The U.S. score of 70.3% for the percentage of Americans enrolled in initial training programs is far behind Canada’s 100% score. The OECD average is 87.2%. The U.S. scoreboard shows that “the United States [has] an average level of skill proficiency relative to other OECD countries but the share of young people lacking basic skills is high.”
The OECD estimates that 10.2% of American workers currently toil in jobs at high risk of automation and need “moderate training to transit to safer occupations with low or medium risk of automation.” A much smaller percentage, 2.3%, need “important training to avoid the risk of automation.”
Another bright note is that fully half of U.S. teachers demonstrate a high level of skill in “problem-solving in a technology-rich environment.” The OECD average is 45.1%.
OECD Secretary-General Angel Gurría commented, “To help people, governments will need to find the right balance between policies fostering flexibility, labor mobility and job stability. Businesses have also a key role to play in ensuring that employees upskill and reskill, adapting to the changing demands of the labor market.”

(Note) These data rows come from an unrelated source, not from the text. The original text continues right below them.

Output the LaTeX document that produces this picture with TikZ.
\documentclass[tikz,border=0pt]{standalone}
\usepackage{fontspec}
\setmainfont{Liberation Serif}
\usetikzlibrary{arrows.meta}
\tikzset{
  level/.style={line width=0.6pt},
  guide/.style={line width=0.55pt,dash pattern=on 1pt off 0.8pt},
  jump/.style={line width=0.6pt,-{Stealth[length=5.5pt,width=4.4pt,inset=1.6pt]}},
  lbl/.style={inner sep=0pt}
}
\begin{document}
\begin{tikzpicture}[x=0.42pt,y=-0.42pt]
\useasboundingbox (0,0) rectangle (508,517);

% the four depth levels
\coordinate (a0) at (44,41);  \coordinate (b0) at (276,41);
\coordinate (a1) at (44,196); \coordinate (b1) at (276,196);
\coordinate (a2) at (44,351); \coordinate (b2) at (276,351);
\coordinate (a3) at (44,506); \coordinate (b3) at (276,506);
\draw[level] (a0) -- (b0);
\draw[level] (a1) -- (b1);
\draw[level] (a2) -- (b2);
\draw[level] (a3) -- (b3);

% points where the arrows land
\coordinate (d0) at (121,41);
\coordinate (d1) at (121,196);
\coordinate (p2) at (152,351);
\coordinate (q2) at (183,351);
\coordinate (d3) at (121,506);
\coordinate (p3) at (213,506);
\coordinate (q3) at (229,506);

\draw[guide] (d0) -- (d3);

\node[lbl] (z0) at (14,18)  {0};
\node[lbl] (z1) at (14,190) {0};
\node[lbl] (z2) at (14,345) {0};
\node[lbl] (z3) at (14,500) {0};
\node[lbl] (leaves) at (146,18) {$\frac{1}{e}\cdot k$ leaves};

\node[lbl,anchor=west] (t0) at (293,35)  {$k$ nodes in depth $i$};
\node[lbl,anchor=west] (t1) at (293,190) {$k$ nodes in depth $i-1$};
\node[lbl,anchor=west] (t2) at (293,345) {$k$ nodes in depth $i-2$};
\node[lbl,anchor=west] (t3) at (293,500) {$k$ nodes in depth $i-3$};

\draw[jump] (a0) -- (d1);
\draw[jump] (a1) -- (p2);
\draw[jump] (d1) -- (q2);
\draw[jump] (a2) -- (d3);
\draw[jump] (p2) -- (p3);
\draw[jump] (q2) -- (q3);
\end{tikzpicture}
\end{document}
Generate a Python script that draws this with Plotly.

Traditional education systems need to evolve into lifelong learning systems, the OECD report notes, so that adult workers can “reskill and upskill throughout their careers to keep up with changes in the labor market.”
Currently, however, low-skilled adults in OECD countries who are the most likely to be affected by automation trail high-skilled adults by 40 percentage points in participation in skills training. OECD data indicates that more than half of jobs (54%) at high risk of automation will require workers to receive either moderate (less than a year) or intense (more than a year) of training in order to qualify for safer jobs.